REQUIRED WORK:
Quote the data exactly, first line to the line containing "plt.rcParams['font.family'] = ['Open", with no pictures.

STORED DATA:
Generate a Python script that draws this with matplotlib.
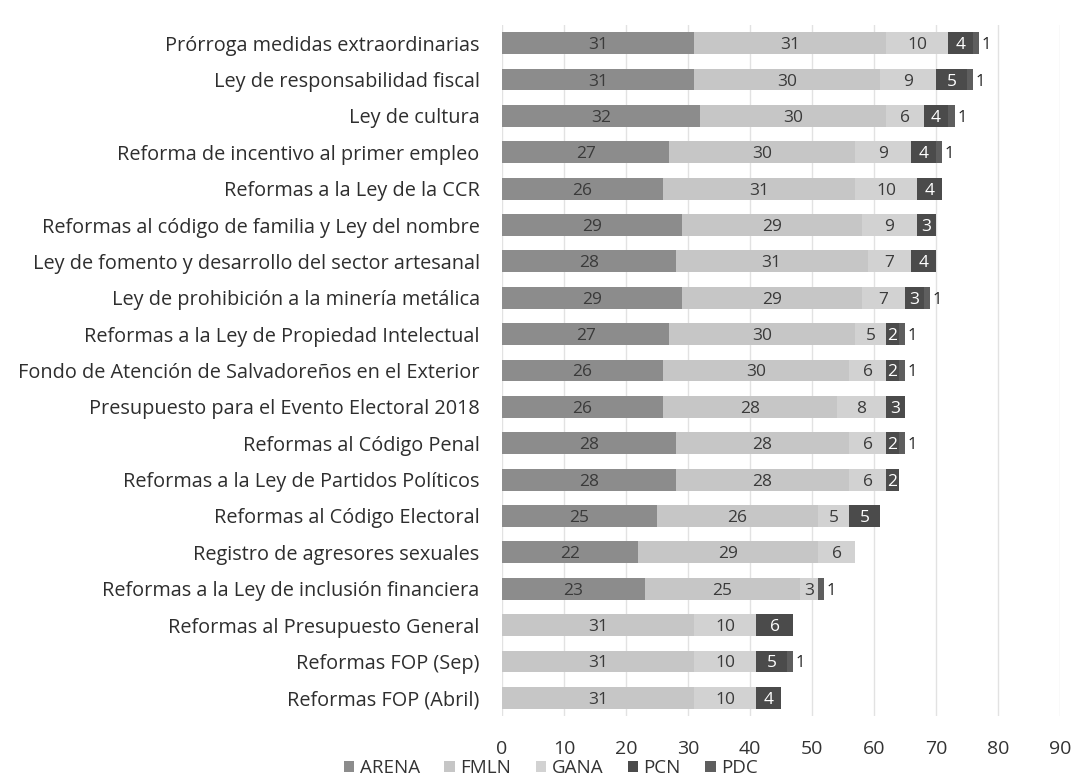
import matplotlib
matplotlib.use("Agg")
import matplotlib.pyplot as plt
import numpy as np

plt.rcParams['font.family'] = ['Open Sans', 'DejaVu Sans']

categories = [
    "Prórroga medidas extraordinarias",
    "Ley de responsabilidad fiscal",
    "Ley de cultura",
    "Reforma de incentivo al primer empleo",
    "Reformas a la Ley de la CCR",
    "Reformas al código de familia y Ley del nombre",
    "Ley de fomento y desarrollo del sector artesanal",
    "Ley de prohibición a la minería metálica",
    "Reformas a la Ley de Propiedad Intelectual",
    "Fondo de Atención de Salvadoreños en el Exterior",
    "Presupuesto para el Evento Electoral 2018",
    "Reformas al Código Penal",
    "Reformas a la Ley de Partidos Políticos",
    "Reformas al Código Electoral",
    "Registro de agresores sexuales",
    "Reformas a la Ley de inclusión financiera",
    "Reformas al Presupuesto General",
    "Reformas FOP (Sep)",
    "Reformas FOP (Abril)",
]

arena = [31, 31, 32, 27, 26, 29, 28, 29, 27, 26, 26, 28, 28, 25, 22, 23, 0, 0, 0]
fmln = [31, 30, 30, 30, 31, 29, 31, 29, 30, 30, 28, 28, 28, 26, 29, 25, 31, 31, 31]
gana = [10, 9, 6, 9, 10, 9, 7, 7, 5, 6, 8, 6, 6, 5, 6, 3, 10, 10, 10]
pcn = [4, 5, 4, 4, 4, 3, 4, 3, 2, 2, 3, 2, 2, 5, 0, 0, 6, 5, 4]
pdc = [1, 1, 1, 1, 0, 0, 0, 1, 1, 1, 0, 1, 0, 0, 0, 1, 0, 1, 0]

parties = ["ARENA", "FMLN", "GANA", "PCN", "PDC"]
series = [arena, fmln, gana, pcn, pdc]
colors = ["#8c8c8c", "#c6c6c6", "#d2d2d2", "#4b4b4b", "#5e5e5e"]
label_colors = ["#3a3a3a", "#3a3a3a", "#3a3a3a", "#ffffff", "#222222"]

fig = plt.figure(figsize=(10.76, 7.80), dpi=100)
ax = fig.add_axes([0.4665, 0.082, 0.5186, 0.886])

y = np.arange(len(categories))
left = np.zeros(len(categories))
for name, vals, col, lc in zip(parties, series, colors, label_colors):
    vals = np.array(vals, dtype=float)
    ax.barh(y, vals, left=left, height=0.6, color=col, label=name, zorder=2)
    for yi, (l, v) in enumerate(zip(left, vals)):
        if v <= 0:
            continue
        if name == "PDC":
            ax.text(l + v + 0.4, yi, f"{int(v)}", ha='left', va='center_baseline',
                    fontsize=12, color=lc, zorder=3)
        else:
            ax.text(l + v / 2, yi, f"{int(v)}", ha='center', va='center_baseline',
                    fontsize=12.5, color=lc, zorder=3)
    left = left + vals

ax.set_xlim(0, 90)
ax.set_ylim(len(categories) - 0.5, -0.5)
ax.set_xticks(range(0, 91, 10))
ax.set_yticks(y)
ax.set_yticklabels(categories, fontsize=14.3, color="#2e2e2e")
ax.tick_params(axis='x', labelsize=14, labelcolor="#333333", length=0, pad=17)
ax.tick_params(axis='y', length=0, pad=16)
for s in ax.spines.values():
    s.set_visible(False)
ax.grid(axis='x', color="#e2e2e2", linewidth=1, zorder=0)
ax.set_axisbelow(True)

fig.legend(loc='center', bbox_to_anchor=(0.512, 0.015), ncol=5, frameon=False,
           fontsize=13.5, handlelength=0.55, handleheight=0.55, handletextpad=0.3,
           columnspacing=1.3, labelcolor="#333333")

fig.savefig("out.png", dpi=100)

ANSWER TO THE PROBLEM:
Generate a Python script that draws this with matplotlib.
import matplotlib
matplotlib.use("Agg")
import matplotlib.pyplot as plt
import numpy as np

plt.rcParams['font.family'] = ['Open Sans', 'DejaVu Sans']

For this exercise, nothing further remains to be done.